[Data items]
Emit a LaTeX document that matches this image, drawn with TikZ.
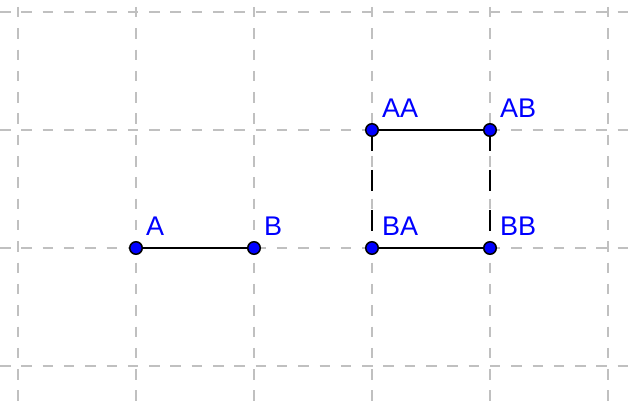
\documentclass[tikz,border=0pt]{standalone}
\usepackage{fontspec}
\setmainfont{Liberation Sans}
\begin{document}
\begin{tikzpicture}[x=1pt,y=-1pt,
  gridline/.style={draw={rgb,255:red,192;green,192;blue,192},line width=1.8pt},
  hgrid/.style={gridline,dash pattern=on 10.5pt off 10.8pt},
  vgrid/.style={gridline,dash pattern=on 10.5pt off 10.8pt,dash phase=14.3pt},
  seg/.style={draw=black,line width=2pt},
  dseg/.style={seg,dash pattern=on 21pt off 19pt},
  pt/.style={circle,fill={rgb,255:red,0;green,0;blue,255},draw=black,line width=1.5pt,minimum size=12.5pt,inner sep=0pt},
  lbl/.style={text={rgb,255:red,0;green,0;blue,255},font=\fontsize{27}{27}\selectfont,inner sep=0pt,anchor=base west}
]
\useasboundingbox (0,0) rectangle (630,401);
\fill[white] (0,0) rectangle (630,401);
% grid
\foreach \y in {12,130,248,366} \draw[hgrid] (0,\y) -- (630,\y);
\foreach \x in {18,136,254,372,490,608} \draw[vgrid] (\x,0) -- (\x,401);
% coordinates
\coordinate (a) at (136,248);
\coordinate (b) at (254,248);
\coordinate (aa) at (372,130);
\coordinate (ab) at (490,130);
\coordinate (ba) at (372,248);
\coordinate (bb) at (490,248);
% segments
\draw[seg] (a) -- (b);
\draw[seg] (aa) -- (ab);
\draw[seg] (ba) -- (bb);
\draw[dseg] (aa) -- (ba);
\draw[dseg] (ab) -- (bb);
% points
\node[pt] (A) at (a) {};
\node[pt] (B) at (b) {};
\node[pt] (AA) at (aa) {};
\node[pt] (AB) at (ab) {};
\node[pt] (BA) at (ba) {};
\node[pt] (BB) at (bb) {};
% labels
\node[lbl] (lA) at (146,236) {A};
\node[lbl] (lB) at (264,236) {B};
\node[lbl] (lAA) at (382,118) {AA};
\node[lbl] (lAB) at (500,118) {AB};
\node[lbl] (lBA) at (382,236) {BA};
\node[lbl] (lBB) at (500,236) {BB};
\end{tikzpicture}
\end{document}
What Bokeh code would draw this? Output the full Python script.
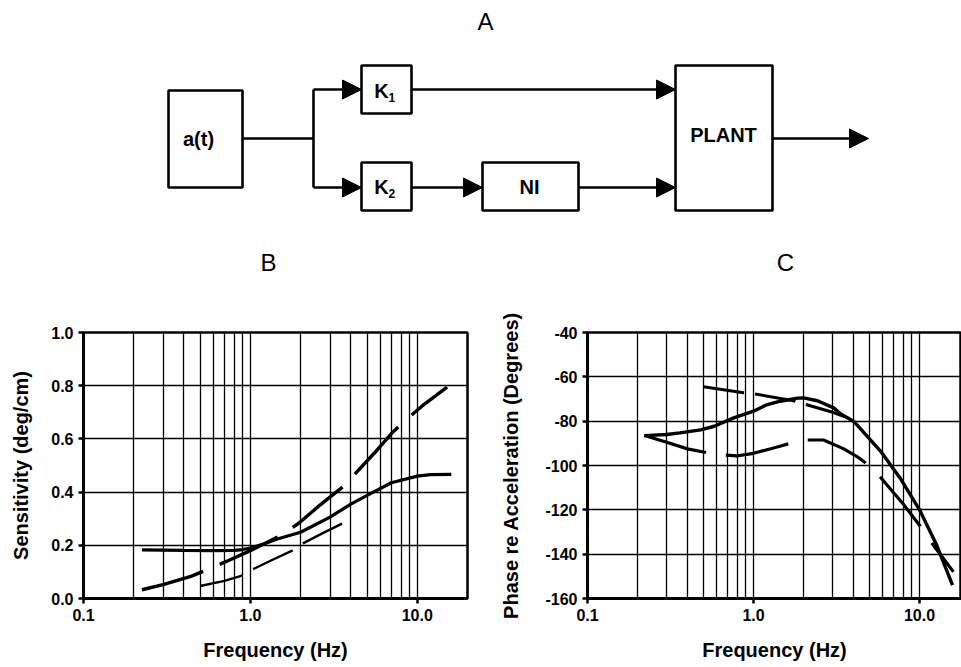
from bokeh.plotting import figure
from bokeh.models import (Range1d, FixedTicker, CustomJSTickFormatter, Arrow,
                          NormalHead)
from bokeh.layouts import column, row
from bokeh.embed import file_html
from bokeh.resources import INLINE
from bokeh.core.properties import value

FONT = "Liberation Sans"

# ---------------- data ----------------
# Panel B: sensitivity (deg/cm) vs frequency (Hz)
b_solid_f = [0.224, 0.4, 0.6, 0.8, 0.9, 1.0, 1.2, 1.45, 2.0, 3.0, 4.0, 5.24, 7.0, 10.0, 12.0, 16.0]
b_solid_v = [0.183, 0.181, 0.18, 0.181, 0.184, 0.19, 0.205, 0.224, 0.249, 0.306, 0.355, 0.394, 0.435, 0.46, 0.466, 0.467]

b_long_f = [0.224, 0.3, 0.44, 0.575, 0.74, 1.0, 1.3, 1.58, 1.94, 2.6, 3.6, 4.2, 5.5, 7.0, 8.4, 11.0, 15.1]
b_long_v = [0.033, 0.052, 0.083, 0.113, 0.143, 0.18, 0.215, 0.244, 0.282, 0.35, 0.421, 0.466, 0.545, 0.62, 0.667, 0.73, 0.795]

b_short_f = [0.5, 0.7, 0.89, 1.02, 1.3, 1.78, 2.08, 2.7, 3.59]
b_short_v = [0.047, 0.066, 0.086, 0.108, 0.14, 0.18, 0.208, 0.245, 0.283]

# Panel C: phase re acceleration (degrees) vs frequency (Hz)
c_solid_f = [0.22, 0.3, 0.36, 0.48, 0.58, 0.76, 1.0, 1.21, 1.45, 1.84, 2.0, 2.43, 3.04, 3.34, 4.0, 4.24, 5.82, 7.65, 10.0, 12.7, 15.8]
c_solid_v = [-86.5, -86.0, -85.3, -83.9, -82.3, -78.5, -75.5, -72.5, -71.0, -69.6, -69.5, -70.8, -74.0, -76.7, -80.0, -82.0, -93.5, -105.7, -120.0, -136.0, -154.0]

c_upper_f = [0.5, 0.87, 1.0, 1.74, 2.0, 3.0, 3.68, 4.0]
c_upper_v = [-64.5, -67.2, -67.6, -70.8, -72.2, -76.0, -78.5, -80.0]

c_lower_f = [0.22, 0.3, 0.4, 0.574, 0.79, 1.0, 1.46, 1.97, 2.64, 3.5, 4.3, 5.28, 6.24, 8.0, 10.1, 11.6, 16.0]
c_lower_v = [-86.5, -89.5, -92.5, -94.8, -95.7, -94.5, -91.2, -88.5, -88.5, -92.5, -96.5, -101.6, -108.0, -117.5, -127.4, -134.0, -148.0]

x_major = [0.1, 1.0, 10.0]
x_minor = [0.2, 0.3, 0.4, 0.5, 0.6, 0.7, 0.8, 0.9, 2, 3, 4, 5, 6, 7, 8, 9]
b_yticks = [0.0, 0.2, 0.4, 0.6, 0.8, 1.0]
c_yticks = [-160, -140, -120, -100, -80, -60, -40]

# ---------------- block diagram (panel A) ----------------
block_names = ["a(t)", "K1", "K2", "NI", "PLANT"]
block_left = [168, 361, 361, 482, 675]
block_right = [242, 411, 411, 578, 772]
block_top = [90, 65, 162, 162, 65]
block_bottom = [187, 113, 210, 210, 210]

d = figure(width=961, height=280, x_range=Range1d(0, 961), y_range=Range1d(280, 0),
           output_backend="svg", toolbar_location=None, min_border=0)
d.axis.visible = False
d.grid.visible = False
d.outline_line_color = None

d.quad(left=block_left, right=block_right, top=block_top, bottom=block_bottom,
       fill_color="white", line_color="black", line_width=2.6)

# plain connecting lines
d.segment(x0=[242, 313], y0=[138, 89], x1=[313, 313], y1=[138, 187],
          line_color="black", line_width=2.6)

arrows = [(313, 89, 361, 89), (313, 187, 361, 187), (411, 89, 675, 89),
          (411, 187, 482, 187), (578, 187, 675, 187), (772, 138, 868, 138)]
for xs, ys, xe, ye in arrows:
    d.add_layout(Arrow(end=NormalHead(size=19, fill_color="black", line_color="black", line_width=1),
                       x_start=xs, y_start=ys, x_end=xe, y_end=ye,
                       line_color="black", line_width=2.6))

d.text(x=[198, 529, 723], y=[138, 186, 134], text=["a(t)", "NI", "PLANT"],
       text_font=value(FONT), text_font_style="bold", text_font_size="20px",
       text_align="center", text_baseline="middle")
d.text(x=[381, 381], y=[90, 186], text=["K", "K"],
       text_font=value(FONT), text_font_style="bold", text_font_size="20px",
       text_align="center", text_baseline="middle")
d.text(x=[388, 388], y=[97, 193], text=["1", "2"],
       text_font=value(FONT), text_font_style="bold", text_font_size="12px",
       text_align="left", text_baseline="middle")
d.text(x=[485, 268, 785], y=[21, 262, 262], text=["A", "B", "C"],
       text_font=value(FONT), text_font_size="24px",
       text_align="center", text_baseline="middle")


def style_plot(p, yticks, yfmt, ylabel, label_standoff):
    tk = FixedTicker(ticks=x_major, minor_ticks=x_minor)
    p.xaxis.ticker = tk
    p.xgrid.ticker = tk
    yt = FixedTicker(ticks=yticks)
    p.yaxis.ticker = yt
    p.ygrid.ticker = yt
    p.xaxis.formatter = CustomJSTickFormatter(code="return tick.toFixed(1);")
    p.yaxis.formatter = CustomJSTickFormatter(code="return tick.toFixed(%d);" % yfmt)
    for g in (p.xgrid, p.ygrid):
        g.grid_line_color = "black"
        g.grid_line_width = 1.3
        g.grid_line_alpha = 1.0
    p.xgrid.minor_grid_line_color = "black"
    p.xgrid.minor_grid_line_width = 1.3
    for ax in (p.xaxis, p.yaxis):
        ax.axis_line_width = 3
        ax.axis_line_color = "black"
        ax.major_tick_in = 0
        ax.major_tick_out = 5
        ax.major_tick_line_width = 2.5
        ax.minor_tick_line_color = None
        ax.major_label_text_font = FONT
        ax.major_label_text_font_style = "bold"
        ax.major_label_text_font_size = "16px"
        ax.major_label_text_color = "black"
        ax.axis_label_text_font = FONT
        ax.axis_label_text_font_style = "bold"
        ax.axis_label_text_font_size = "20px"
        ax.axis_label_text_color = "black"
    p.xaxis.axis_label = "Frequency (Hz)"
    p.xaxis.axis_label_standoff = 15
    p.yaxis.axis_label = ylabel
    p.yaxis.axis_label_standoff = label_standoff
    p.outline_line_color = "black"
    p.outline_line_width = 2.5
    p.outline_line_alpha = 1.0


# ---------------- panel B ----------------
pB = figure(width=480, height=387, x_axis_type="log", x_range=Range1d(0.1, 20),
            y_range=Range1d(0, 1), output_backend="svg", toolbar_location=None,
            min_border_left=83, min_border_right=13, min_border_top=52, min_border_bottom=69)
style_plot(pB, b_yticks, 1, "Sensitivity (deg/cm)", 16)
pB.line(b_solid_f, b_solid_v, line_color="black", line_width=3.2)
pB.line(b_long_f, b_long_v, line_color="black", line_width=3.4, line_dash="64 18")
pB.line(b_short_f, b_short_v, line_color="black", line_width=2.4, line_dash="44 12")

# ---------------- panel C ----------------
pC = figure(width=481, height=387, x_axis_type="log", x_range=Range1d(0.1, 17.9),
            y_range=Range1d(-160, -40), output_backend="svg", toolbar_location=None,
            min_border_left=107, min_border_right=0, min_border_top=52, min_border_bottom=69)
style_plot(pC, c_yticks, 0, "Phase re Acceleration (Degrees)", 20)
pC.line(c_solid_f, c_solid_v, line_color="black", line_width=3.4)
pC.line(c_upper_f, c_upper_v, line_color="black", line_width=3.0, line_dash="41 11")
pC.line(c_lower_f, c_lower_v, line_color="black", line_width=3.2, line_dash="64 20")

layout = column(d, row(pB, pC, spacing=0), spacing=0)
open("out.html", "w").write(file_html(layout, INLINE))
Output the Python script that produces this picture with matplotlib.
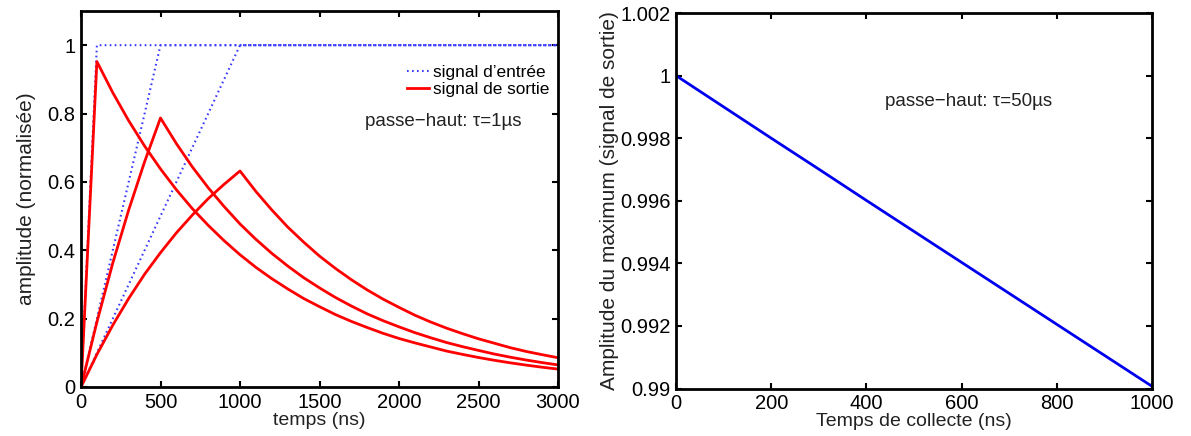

> [Aim of the task]: Which lines include the word "script"? List them all.

> [Correct output]:
What Bokeh code would draw this? Output the full Python script.
Output the Python script that produces this picture with matplotlib.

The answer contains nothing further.